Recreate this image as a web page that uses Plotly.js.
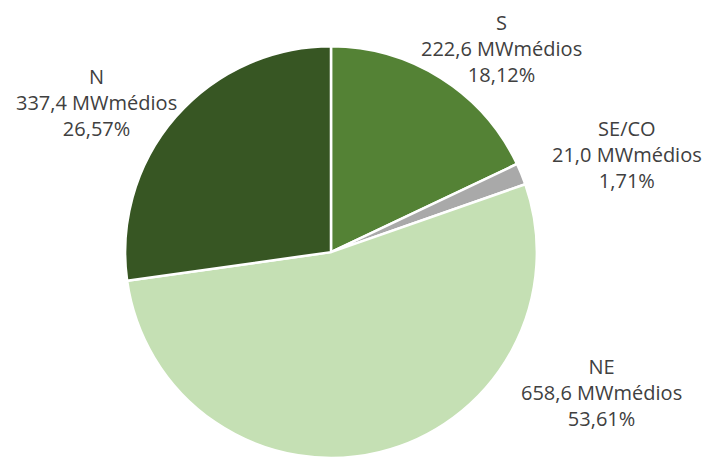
<!DOCTYPE html>
<html>
<head>
<meta charset="utf-8">
<script src="https://cdn.plot.ly/plotly-3.0.1.min.js"></script>
<style>html,body{margin:0;padding:0;background:#fff;}</style>
</head>
<body>
<div id="chart" style="width:708px;height:458px;"></div>
<script>
const regions = ["S", "SE/CO", "NE", "N"];
const mwValues = [222.6, 21.0, 658.6, 337.4];
const mwText = ["222,6", "21,0", "658,6", "337,4"];
const percentText = ["18,12%", "1,71%", "53,61%", "26,57%"];
const colors = ["#548235", "#A9A9A9", "#C5E0B4", "#375623"];
const labelX = [0.708, 0.885, 0.850, 0.137];
const labelY = [0.895, 0.662, 0.142, 0.777];

const annotations = regions.map((r, i) => ({
  text: r + "<br>" + mwText[i] + " MWmédios<br>" + percentText[i],
  x: labelX[i], y: labelY[i], xref: "paper", yref: "paper",
  xanchor: "center", yanchor: "middle", showarrow: false, align: "center",
  font: {family: "Open Sans", size: 20, color: "#404040"}
}));

Plotly.newPlot("chart", [{
  type: "pie",
  labels: regions,
  values: mwValues,
  sort: false,
  direction: "clockwise",
  rotation: 0,
  textinfo: "none",
  hoverinfo: "none",
  marker: {colors: colors, line: {color: "#ffffff", width: 2.5}},
  domain: {x: [0.175, 0.760], y: [0, 0.899]},
  automargin: false
}], {
  width: 708, height: 458,
  margin: {l: 0, r: 0, t: 0, b: 0},
  showlegend: false,
  paper_bgcolor: "#ffffff",
  annotations: annotations
}, {displayModeBar: false, staticPlot: true});
</script>
</body>
</html>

WHAT YOU NEED TO DO
Repeat the material above in full and exactly, omitting the pictures.

RESULT BELOW
Recreate this image as a web page that uses Plotly.js.
<!DOCTYPE html>
<html>
<head>
<meta charset="utf-8">
<script src="https://cdn.plot.ly/plotly-3.0.1.min.js"></script>
<style>html,body{margin:0;padding:0;background:#fff;}</style>
</head>
<body>
<div id="chart" style="width:708px;height:458px;"></div>
<script>
const regions = ["S", "SE/CO", "NE", "N"];
const mwValues = [222.6, 21.0, 658.6, 337.4];
const mwText = ["222,6", "21,0", "658,6", "337,4"];
const percentText = ["18,12%", "1,71%", "53,61%", "26,57%"];
const colors = ["#548235", "#A9A9A9", "#C5E0B4", "#375623"];
const labelX = [0.708, 0.885, 0.850, 0.137];
const labelY = [0.895, 0.662, 0.142, 0.777];

const annotations = regions.map((r, i) => ({
  text: r + "<br>" + mwText[i] + " MWmédios<br>" + percentText[i],
  x: labelX[i], y: labelY[i], xref: "paper", yref: "paper",
  xanchor: "center", yanchor: "middle", showarrow: false, align: "center",
  font: {family: "Open Sans", size: 20, color: "#404040"}
}));

Plotly.newPlot("chart", [{
  type: "pie",
  labels: regions,
  values: mwValues,
  sort: false,
  direction: "clockwise",
  rotation: 0,
  textinfo: "none",
  hoverinfo: "none",
  marker: {colors: colors, line: {color: "#ffffff", width: 2.5}},
  domain: {x: [0.175, 0.760], y: [0, 0.899]},
  automargin: false
}], {
  width: 708, height: 458,
  margin: {l: 0, r: 0, t: 0, b: 0},
  showlegend: false,
  paper_bgcolor: "#ffffff",
  annotations: annotations
}, {displayModeBar: false, staticPlot: true});
</script>
</body>
</html>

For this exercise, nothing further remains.